RDAP vs WHOIS: The Future of Domain Lookups
WHOIS has been the internet's phonebook since 1982. But with privacy laws and modern JSON standards, RDAP isn't just an alternative—it's the replacement.
For decades, if you wanted to know who owned a website or when it was created, you used WHOIS. It was a simple, text-based protocol. But as the internet evolved, WHOIS didn't. It had no standardized format, no support for international languages, and poor security.
Enter RDAP (Registration Data Access Protocol). Recommended by ICANN to replace WHOIS, RDAP is the modern engine behind advanced tools like our check age of domain utility.
What was wrong with WHOIS?
WHOIS wasn't designed for the modern web.
- No Standard Format: Every registrar (GoDaddy, Namecheap, etc.) outputted WHOIS data differently. This made parsing data for tools a nightmare.
- Privacy Issues: WHOIS defaulted to showing personal emails and home addresses, leading to spam.
- Insecurity: WHOIS queries were often unencrypted text.
Why RDAP is the Superior Standard
RDAP solves these problems by using web-standard technologies: JSON, HTTP, and REST.
1. Structured Data (JSON)
Instead of a blob of text, RDAP returns clean JSON objects. This means when you use an age domain checker that utilizes RDAP, the tool isn't "guessing" the date by reading text lines; it is reading a specific data field. This ensures 100% accuracy.
2. GDPR Compliance
RDAP was built with tiered access in mind. It allows registrars to show public technical data (like expiration dates and nameservers) while securely gating personal data behind authorization. This keeps domain owners safe from spam while keeping technical data transparent.
3. Internationalization
WHOIS struggled with non-Latin characters. RDAP fully supports internationalized domain names (IDNs), making it a truly global protocol.

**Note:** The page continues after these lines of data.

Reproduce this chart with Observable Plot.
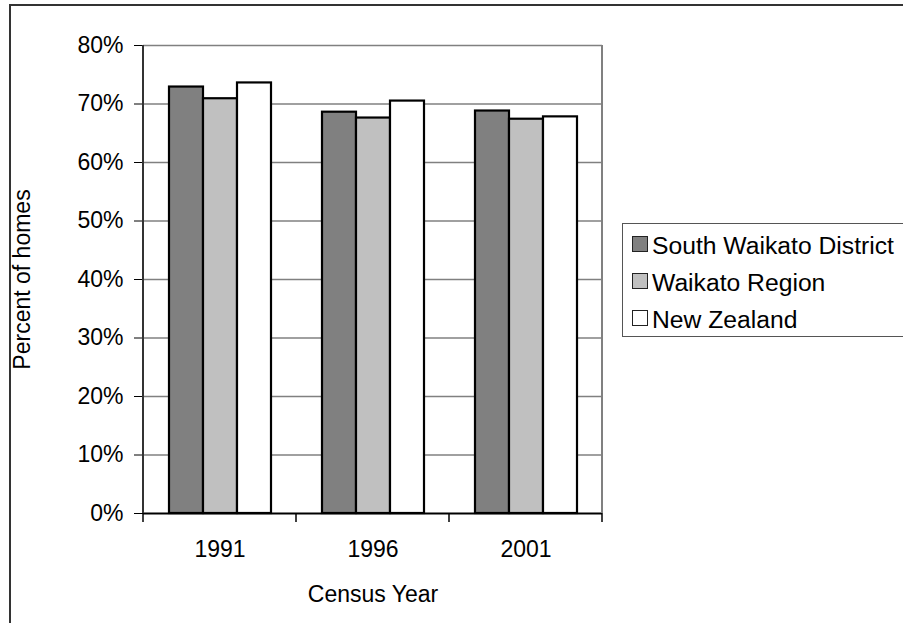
<!DOCTYPE html>
<html>
<head>
<meta charset="utf-8">
<script src="https://cdn.jsdelivr.net/npm/d3@7"></script>
<script src="https://cdn.jsdelivr.net/npm/@observablehq/plot@0.6"></script>
<style>
html, body { margin: 0; padding: 0; background: #fff; overflow: hidden; }
#wrap { position: relative; width: 903px; height: 623px; overflow: hidden; font-family: "Liberation Sans", Arial, sans-serif; background: #fff; }
#border { position: absolute; left: 9px; top: 4px; width: 1000px; height: 1000px; border: 2px solid #333; box-sizing: border-box; }
#chart { position: absolute; left: 0; top: 0; }
#legend { position: absolute; left: 622px; top: 223px; width: 400px; height: 114px; border: 1.5px solid #555; box-sizing: border-box; padding-top: 3px; background: #fff; }
.item { display: flex; align-items: center; height: 37px; font-size: 24.7px; color: #000; }
.sw { width: 14px; height: 14px; border: 1.5px solid #222; margin-left: 9px; margin-right: 4px; margin-top: -3px; flex: none; }
</style>
</head>
<body>
<div id="wrap">
  <div id="border"></div>
  <div id="chart"></div>
  <div id="legend"></div>
</div>
<script>
const years = ["1991", "1996", "2001"];
const series = ["South Waikato District", "Waikato Region", "New Zealand"];
const southWaikato = [72.9, 68.6, 68.8];
const waikatoRegion = [70.9, 67.6, 67.4];
const newZealand = [73.6, 70.5, 67.8];
const yTicks = [0, 10, 20, 30, 40, 50, 60, 70, 80];
const colors = ["#808080", "#c0c0c0", "#ffffff"];

const valuesBySeries = [southWaikato, waikatoRegion, newZealand];
const data = years.flatMap((yr, i) => series.map((s, j) => ({year: yr, series: s, value: valuesBySeries[j][i]})));

const chart = Plot.plot({
  width: 903,
  height: 623,
  marginLeft: 142,
  marginRight: 301,
  marginTop: 45,
  marginBottom: 110,
  style: {fontFamily: "'Liberation Sans', Arial, sans-serif", fontSize: "23px", color: "#000", background: "transparent"},
  fx: {domain: years, padding: 0, label: null},
  x: {domain: series, paddingInner: 0, paddingOuter: 0.728, axis: null},
  y: {domain: [0, 80], label: null},
  color: {domain: series, range: colors},
  marks: [
    Plot.gridY(yTicks.filter(d => d > 0), {stroke: "#808080", strokeOpacity: 1, strokeWidth: 1.5}),
    Plot.barY(data, {fx: "year", x: "series", y: "value", fill: "series", stroke: "#000", strokeWidth: 2.2}),
    Plot.ruleY([0], {stroke: "#000", strokeWidth: 2}),
    Plot.axisY(yTicks, {tickFormat: d => d + "%", tickSize: 9, tickPadding: 11, fontSize: 23, stroke: "#000",
      label: "Percent of homes", labelAnchor: "center", labelOffset: 130, labelArrow: "none"}),
    Plot.axisFx({anchor: "bottom", tickSize: 0, tickPadding: 27, fontSize: 23,
      label: "Census Year", labelAnchor: "center", labelOffset: 88, labelArrow: "none"})
  ]
});
document.getElementById("chart").appendChild(chart);

// frame lines and category boundary ticks, placed with the plot's own scales
const fx = chart.scale("fx");
const y = chart.scale("y");
const svg = d3.select(chart);
const x0 = fx.apply(years[0]);
const x1 = fx.apply(years[years.length - 1]) + fx.bandwidth;
const yTop = y.apply(80), yBot = y.apply(0);
const g = svg.append("g");
g.append("line").attr("x1", x1).attr("x2", x1).attr("y1", yTop).attr("y2", yBot).attr("stroke", "#808080").attr("stroke-width", 2);
g.append("line").attr("x1", x0).attr("x2", x0).attr("y1", yTop).attr("y2", yBot).attr("stroke", "#333").attr("stroke-width", 2);
const bounds = years.map(v => fx.apply(v)).concat([x1]);
g.selectAll(".ct").data(bounds).join("line")
  .attr("x1", d => d).attr("x2", d => d).attr("y1", yBot).attr("y2", yBot + 9)
  .attr("stroke", "#000").attr("stroke-width", 1.5);

// legend
const legend = d3.select("#legend");
series.forEach((s, i) => {
  const it = legend.append("div").attr("class", "item");
  it.append("div").attr("class", "sw").style("background", colors[i]);
  it.append("span").text(s);
});
</script>
</body>
</html>
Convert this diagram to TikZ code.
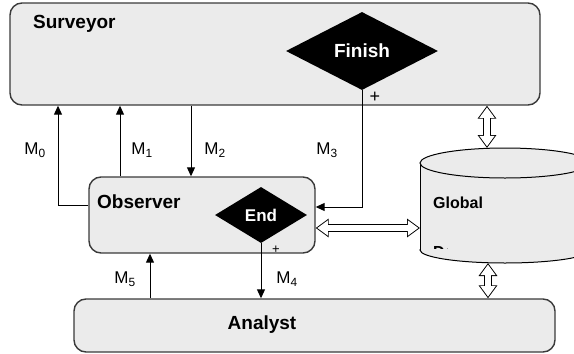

Why Quericore Uses Official RDAP Data
Many free tools on the web still scrape old WHOIS databases which are often outdated by weeks or months. Quericore is built differently.
When you run a search on our domain age checker tool, we query the live RDAP bootstrap servers. This means we are fetching the data directly from the source—the registry itself (like Verisign for .com).
This ensures that if a domain was registered 5 minutes ago, we see it. If it expired yesterday, we see it. In the fast-paced world of domain investing and SEO, you cannot afford to rely on cached, legacy data.
Summary
WHOIS is the past; RDAP is the future. By embracing this new standard, we provide faster, more secure, and more accurate domain intelligence.